On 1 March, Enterprise Distribution abrogated the dockers’ collective agreement by changing working hours to a “follow the ship” policy, meaning dockers are only paid from the time ships are ready to unload rather than normal daily shift schedules. The 45 Unite members employed at Stora Enso’s portside warehouse stand to lose from £2,500 to £5,000 annually with the change.
The company, with the consent of Stora Enso, did this without consultation or negotiations with Unite. The ICEM joined the fray yesterday by sending a letter in support of the dockworkers and sending a circular inviting other trade unionists to lend solidarity. Join that campaign by clicking on the ICEM link here.
Yesterday’s conclusion of a second 48-hour strike at the Essex port – a 24-hour once was held 8 May – saw dockworkers’ in Göteborg, Sweden, begin the first of two similar 24-hour strikes in support of the Tilbury dockers. Stora Enso operates two ships between Göteborg and the Port of Tilbury, owning one outright and leasing the other from the Danish shipper DFDS.

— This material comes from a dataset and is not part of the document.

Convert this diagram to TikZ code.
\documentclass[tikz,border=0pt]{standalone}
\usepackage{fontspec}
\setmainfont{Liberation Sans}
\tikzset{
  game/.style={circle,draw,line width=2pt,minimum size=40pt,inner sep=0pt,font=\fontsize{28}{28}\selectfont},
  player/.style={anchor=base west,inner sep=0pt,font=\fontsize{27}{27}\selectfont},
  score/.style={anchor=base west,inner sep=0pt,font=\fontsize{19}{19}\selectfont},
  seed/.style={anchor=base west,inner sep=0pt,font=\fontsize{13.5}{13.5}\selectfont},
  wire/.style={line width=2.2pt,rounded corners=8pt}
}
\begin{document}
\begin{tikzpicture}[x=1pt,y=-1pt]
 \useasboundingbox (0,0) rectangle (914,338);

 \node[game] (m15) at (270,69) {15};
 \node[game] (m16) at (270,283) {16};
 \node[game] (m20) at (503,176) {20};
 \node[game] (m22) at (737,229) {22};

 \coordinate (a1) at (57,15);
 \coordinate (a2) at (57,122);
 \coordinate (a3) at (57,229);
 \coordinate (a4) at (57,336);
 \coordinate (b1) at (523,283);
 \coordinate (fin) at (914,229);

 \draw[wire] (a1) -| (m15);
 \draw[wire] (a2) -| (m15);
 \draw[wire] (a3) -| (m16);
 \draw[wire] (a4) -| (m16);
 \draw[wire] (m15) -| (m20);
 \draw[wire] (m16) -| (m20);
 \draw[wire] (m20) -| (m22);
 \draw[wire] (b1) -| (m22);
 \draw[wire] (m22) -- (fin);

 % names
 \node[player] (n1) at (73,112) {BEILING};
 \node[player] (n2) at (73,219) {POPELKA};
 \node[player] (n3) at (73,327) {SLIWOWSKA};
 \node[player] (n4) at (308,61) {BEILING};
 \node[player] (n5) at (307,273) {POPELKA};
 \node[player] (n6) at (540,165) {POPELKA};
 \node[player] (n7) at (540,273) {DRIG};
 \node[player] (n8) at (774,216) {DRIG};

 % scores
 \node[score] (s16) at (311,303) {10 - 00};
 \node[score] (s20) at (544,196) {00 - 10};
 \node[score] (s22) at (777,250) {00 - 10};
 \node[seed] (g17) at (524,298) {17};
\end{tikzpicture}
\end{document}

Due to the lawful industrial strikes in May, the first formal negotiations over the shift changes between Enterprise Distribution Centre and Unite will be held today, nearly three months after the company imposed the changes without consultation. A spokesman for the dockworkers said the union will wait to see how those talks go before determining whether or not to serve another seven-day intent to strike notice.
The Port of Tilbury employs 3,500 workers through several stevedoring and shipping companies.